Incompetent Cervix: What it Means, What You Can Do
While your baby is growing inside your uterus, it presses down on the opening to the uterus known as the cervix. Some women suffer from a weakened cervix during pregnancy, a condition known as an “incompetent cervix.” Although some women take issue with the term “incompetent” – and there’s probably a better way to describe it – it is the standard way to describe a condition that may complicate your pregnancy.
Your cervix is essentially a long opening to your uterus. Before you are pregnant, and throughout most of your pregnancy, the cervix is long and firm. There is a small opening at the end that fills with mucus (your mucus plug) when you are pregnant. At the very end of your pregnancy, your cervix becomes shorter and more open (effaced and dilated) to allow the baby to be delivered. An “incompetent” cervix is one that is abnormally short and weak, or has begun to efface and dilate prematurely.
A weakened cervix can result from previous surgery on the cervix, a malformation of the cervix, or a difficult birth prior to your current pregnancy. If you suspect you may be at risk for cervical problems, you should keep an eye out for troublesome symptoms such as period-like cramping, unusual discharge or bleeding, or a feeling of pressure down in your lower abdomen. If you are experiencing these symptoms, your doctor should be able to check the condition and length of your cervix through a pelvic exam or ultrasound during the early stages of your pregnancy.
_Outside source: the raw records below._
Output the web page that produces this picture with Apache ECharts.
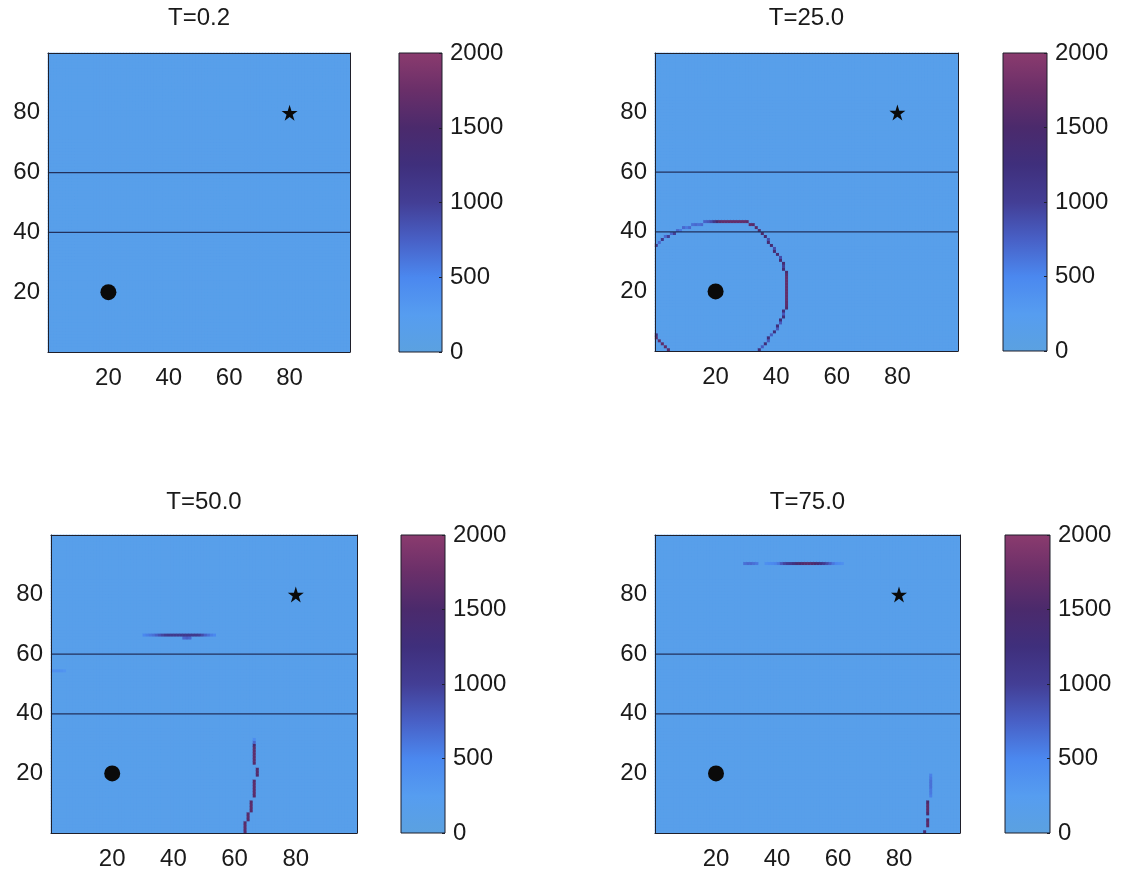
<!DOCTYPE html>
<html>
<head>
<meta charset="utf-8">
<title>Wavefield snapshots</title>
<script src="https://cdn.jsdelivr.net/npm/echarts@6/dist/echarts.min.js"></script>
<style>
  html, body { margin: 0; padding: 0; background: #ffffff; }
  #chart { width: 1125px; height: 876px; }
</style>
</head>
<body>
<div id="chart"></div>
<script>
// ---- data ---------------------------------------------------------------
const FIELD_SIZE = 100;          // cells per side of the model grid
const BACKGROUND_LEVEL = 150;    // amplitude of the quiet medium
const panelTitles = ['T=0.2', 'T=25.0', 'T=50.0', 'T=75.0'];
const colorLevels = [0, 250, 500, 750, 1000, 1250, 1500, 1750, 2000];
const colorRamp = ['#5ba1e0', '#569df0', '#4b88ef', '#4860c6', '#433e95', '#3f2f7c', '#4b2a6c', '#6a2f69', '#8b3b6e'];
const interfaceDepths = [40, 60];
const sourcePoint = [20, 20];
const receiverPoint = [80, 80];

// wavefront cells: [x cell, y cell, amplitude]
const frontT02 = [];

const frontT25 = [
  // lower-left corner
  [0, 5, 1200], [0, 4, 1650], [1, 3, 1650], [2, 2, 1650], [3, 1, 1650], [4, 0, 1600],
  // left edge, dotted
  [0, 35, 1100], [1, 36, 700], [2, 37, 1100], [3, 38, 700], [4, 38, 1000], [5, 39, 700], [6, 39, 1000],
  // upper-left, faint
  [7, 40, 700], [8, 40, 600], [9, 41, 700], [10, 41, 600], [11, 41, 700], [12, 42, 650], [13, 42, 700],
  [14, 42, 650], [15, 42, 700], [16, 43, 750], [17, 43, 800], [18, 43, 900], [19, 43, 1100],
  // top
  [20, 43, 1500], [21, 43, 1650], [22, 43, 1700], [23, 43, 1700], [24, 43, 1700], [25, 43, 1700],
  [26, 43, 1700], [27, 43, 1700], [28, 43, 1700], [29, 43, 1700], [30, 43, 1650],
  // upper-right bend
  [31, 42, 1650], [32, 42, 1600], [33, 41, 1600], [34, 40, 1550], [35, 39, 1500],
  // upper-right diagonal
  [36, 38, 1400], [37, 37, 900], [37, 36, 1400], [38, 35, 1400], [39, 34, 900], [39, 33, 1400],
  [40, 32, 1400], [41, 31, 900], [41, 30, 1400], [42, 29, 1400], [42, 28, 1000], [42, 27, 1400],
  // right side
  [43, 26, 1500], [43, 25, 1650], [43, 24, 1700], [43, 23, 1700], [43, 22, 1700], [43, 21, 1700],
  [43, 20, 1700], [43, 19, 1700], [43, 18, 1700], [43, 17, 1700], [43, 16, 1650], [43, 15, 1650], [43, 14, 1550],
  // lower-right, dotted
  [42, 13, 1300], [42, 12, 800], [42, 11, 1300], [41, 10, 1300], [41, 9, 800], [40, 8, 1300], [40, 7, 800],
  [39, 6, 1300], [38, 5, 800], [37, 4, 1300], [37, 3, 800], [36, 2, 1300], [35, 1, 800], [34, 0, 1300]
];

const frontT50 = [
  // refracted front above the upper interface
  [30, 66, 500], [31, 66, 550], [32, 66, 600], [33, 66, 650], [34, 66, 750], [35, 66, 850], [36, 66, 950],
  [37, 66, 1050], [38, 66, 1100], [39, 66, 1100], [40, 66, 1100], [41, 66, 1100], [42, 66, 1100],
  [43, 66, 1100], [44, 66, 1100], [45, 66, 1100], [46, 66, 1100], [47, 66, 1100], [48, 66, 1050],
  [49, 66, 900], [50, 66, 750], [51, 66, 650], [52, 66, 550], [53, 66, 500],
  [43, 65, 700], [44, 65, 750], [45, 65, 700],
  // weak energy in the middle layer
  [0, 54, 400], [1, 54, 400], [2, 54, 400], [3, 54, 380], [4, 54, 350],
  // direct front in the lower layer
  [66, 31, 450], [66, 30, 700], [66, 29, 1500], [66, 28, 1650], [66, 27, 1650], [66, 26, 1650],
  [66, 25, 1650], [66, 24, 1650], [66, 23, 1600], [67, 21, 1550], [67, 20, 1600], [67, 19, 1550],
  [66, 17, 1600], [66, 16, 1650], [66, 15, 1650], [66, 14, 1650], [66, 13, 1650], [66, 12, 1600],
  [65, 10, 1600], [65, 9, 1650], [65, 8, 1650], [65, 7, 1600], [64, 6, 1600], [64, 5, 1650], [64, 4, 1600],
  [63, 3, 1600], [63, 2, 1650], [63, 1, 1650], [63, 0, 1600]
];

const frontT75 = [
  // front in the upper layer
  [29, 90, 650], [30, 90, 700], [31, 90, 700], [32, 90, 650], [33, 90, 600],
  [36, 90, 420], [37, 90, 450], [38, 90, 480], [39, 90, 520], [40, 90, 600],
  [41, 90, 800], [42, 90, 950], [43, 90, 1050], [44, 90, 1100], [45, 90, 1200], [46, 90, 1400],
  [47, 90, 1500], [48, 90, 1550], [49, 90, 1600], [50, 90, 1600], [51, 90, 1550], [52, 90, 1500],
  [53, 90, 1400], [54, 90, 1200], [55, 90, 1050], [56, 90, 900], [57, 90, 750], [58, 90, 600],
  [59, 90, 500], [60, 90, 450], [61, 90, 400],
  // direct front leaving the lower right
  [90, 19, 550], [90, 18, 600], [90, 17, 650], [90, 16, 650], [90, 15, 650], [90, 14, 600],
  [90, 13, 600], [90, 12, 550], [89, 10, 1500], [89, 9, 1650], [89, 8, 1650], [89, 7, 1650],
  [89, 6, 1500], [89, 4, 1550], [89, 3, 1650], [89, 2, 1600], [88, 0, 1400]
];

const fronts = [frontT02, frontT25, frontT50, frontT75];

// ---- layout -------------------------------------------------------------
const FONT = '"Liberation Sans", Arial, Helvetica, sans-serif';
const FONT_SIZE = 24;
const TEXT_COLOR = '#1a1a1a';
const FRAME_COLOR = '#1f1f2a';

const panelLayout = [
  { plot: { left: 48, top: 53, width: 302, height: 299 }, bar: { left: 399, top: 53, width: 43, height: 299 }, titleY: 6 },
  { plot: { left: 655, top: 53, width: 303, height: 298 }, bar: { left: 1003, top: 53, width: 44, height: 298 }, titleY: 6 },
  { plot: { left: 51, top: 535, width: 306, height: 298 }, bar: { left: 401, top: 535, width: 44, height: 298 }, titleY: 490 },
  { plot: { left: 655, top: 535, width: 305, height: 298 }, bar: { left: 1005, top: 535, width: 45, height: 298 }, titleY: 490 }
];

// colour of a given amplitude on the ramp (used to back the cell grid so seams vanish)
function rampColor(value) {
  const max = colorLevels[colorLevels.length - 1];
  const t = Math.max(0, Math.min(1, value / max)) * (colorRamp.length - 1);
  const i = Math.min(colorRamp.length - 2, Math.floor(t));
  const f = t - i;
  const a = parseInt(colorRamp[i].slice(1), 16), b = parseInt(colorRamp[i + 1].slice(1), 16);
  const mix = s => Math.round(((a >> s) & 255) * (1 - f) + ((b >> s) & 255) * f);
  return 'rgb(' + mix(16) + ',' + mix(8) + ',' + mix(0) + ')';
}

// full grid of cells: quiet background with the wavefront cells laid over it
function buildField(front) {
  const lookup = new Map();
  front.forEach(([x, y, v]) => lookup.set(x * 1000 + y, v));
  const cells = [];
  for (let x = 0; x < FIELD_SIZE; x++) {
    for (let y = 0; y < FIELD_SIZE; y++) {
      const key = x * 1000 + y;
      cells.push([x, y, lookup.has(key) ? lookup.get(key) : BACKGROUND_LEVEL]);
    }
  }
  return cells;
}

const cellCategories = Array.from({ length: FIELD_SIZE }, (_, i) => String(i));
const barGradient = {
  type: 'linear', x: 0, y: 1, x2: 0, y2: 0,
  colorStops: colorLevels.map((v, i) => ({ offset: v / colorLevels[colorLevels.length - 1], color: colorRamp[i] }))
};

const grid = [], xAxis = [], yAxis = [], series = [], graphic = [], heatmapIndices = [];

const labelStyle = { fontSize: FONT_SIZE, color: TEXT_COLOR, fontFamily: FONT };
const frameLine = { show: true, onZero: false, lineStyle: { color: FRAME_COLOR, width: 1 } };

panelLayout.forEach((layout, p) => {
  const plotGrid = grid.length;
  grid.push(Object.assign({ containLabel: false, show: true, backgroundColor: rampColor(BACKGROUND_LEVEL), borderWidth: 0 }, layout.plot));
  const barGrid = grid.length;
  grid.push(Object.assign({
    containLabel: false, show: true, backgroundColor: barGradient,
    borderColor: FRAME_COLOR, borderWidth: 1
  }, layout.bar));

  // cell axes (categories) carry the top and right frame lines
  const catX = xAxis.length;
  xAxis.push({ type: 'category', gridIndex: plotGrid, data: cellCategories, position: 'top', z: 10,
    axisLine: frameLine, axisTick: { show: false }, axisLabel: { show: false }, splitLine: { show: false } });
  const valX = xAxis.length;
  xAxis.push({ type: 'value', gridIndex: plotGrid, min: 0, max: FIELD_SIZE, interval: 20, position: 'bottom', z: 10,
    axisLine: frameLine, axisTick: { show: false }, splitLine: { show: false },
    axisLabel: Object.assign({ margin: 14, showMinLabel: false, showMaxLabel: false }, labelStyle) });
  xAxis.push({ type: 'value', gridIndex: barGrid, min: 0, max: 1, show: false });

  const catY = yAxis.length;
  yAxis.push({ type: 'category', gridIndex: plotGrid, data: cellCategories, position: 'right', z: 10,
    axisLine: frameLine, axisTick: { show: false }, axisLabel: { show: false }, splitLine: { show: false } });
  const valY = yAxis.length;
  yAxis.push({ type: 'value', gridIndex: plotGrid, min: 0, max: FIELD_SIZE, interval: 20, position: 'left', z: 10,
    axisLine: frameLine, axisTick: { show: false }, splitLine: { show: false },
    axisLabel: Object.assign({ margin: 8, showMinLabel: false, showMaxLabel: false }, labelStyle) });
  // colour-bar scale on the right edge of the bar
  yAxis.push({ type: 'value', gridIndex: barGrid, min: 0, max: colorLevels[colorLevels.length - 1], interval: 500,
    position: 'right', z: 10, axisLine: { show: false, onZero: false }, splitLine: { show: false },
    axisTick: { show: true, inside: true, length: 3, lineStyle: { color: FRAME_COLOR } },
    axisLabel: Object.assign({ margin: 8, formatter: v => String(v) }, labelStyle) });

  heatmapIndices.push(series.length);
  series.push({
    type: 'heatmap', xAxisIndex: catX, yAxisIndex: catY, data: buildField(fronts[p]),
    progressive: 0, silent: true, emphasis: { disabled: true }, z: 2
  });

  interfaceDepths.forEach(depth => {
    series.push({
      type: 'line', xAxisIndex: valX, yAxisIndex: valY, data: [[0, depth], [FIELD_SIZE, depth]],
      symbol: 'none', silent: true, z: 5, lineStyle: { color: '#22305c', width: 1.2 }
    });
  });

  series.push({
    type: 'scatter', xAxisIndex: valX, yAxisIndex: valY, data: [sourcePoint],
    symbol: 'circle', symbolSize: 16, silent: true, z: 6, itemStyle: { color: '#0a0a0a', opacity: 1 }
  });
  series.push({
    type: 'scatter', xAxisIndex: valX, yAxisIndex: valY, data: [receiverPoint],
    symbol: 'path://M50,0 L61.8,36.2 L100,36.2 L69.1,58.6 L80.9,95 L50,72.6 L19.1,95 L30.9,58.6 L0,36.2 L38.2,36.2 Z',
    symbolSize: 16, silent: true, z: 6, itemStyle: { color: '#0a0a0a', opacity: 1 }
  });

  graphic.push({
    type: 'text', x: layout.plot.left + layout.plot.width / 2, y: layout.titleY, silent: true,
    style: { text: panelTitles[p], fill: TEXT_COLOR, font: FONT_SIZE + 'px ' + FONT, align: 'center', verticalAlign: 'top' }
  });
});

const chart = echarts.init(document.getElementById('chart'), null, { renderer: 'canvas' });
chart.setOption({
  backgroundColor: '#ffffff',
  animation: false,
  grid, xAxis, yAxis, series, graphic,
  visualMap: {
    type: 'continuous', show: false, seriesIndex: heatmapIndices,
    min: colorLevels[0], max: colorLevels[colorLevels.length - 1],
    inRange: { color: colorRamp }
  }
});
</script>
</body>
</html>
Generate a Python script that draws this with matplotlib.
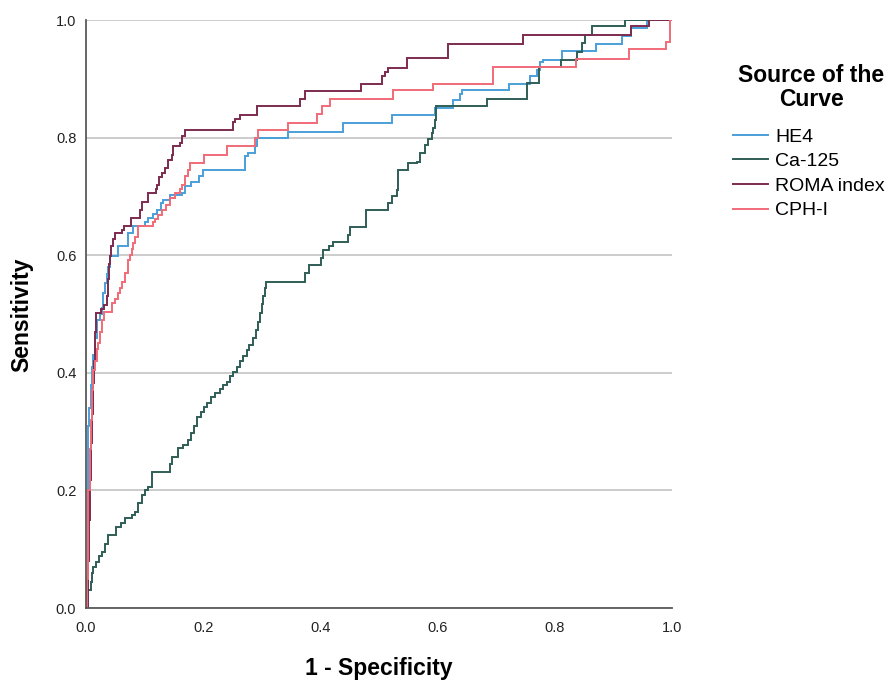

An incompetent cervix is found in only about 1 in 100 pregnancies. However, if the cervix is truly weakened, it could result in premature birth or late miscarriage – and unfortunately, many women find out that they have this condition only after they miscarry.
If you are in the early stages of your pregnancy and you have been diagnosed with cervical insufficiency (often as a result of an earlier miscarriage), you may undergo a procedure called a cerclage. In the cerclage procedure, your doctor stitches a small band around the opening of your cervix to keep it closed. Your doctor may perform the procedure between the 14th and 16th week and remove the sutures in the 36th to 38th week. (Some variations on the cerclage are permanent and will require a cesarean delivery.) The procedure cannot be performed if your cervix is dilated more than 4 centimeters, or if your water has broken.
However, there are some questions about the efficacy of the cerclage procedure because of the risk of infection, ruptured membranes, or other complications. If your doctor does not perform a cerclage (or in some cases, even if she does), she may put you on bed rest for some or all of the rest of your pregnancy to keep the weight off your cervix.
Although it can be frightening to receive this diagnosis, remember that most moms who have been diagnosed with an “incompetent cervix” go on to have healthy babies. You can do your part by keeping yourself healthy throughout your pregnancy and staying on bed rest if your condition calls for rest. Before long, your cervix will have done the job it needs to do and your body will be ready to deliver a healthy new baby.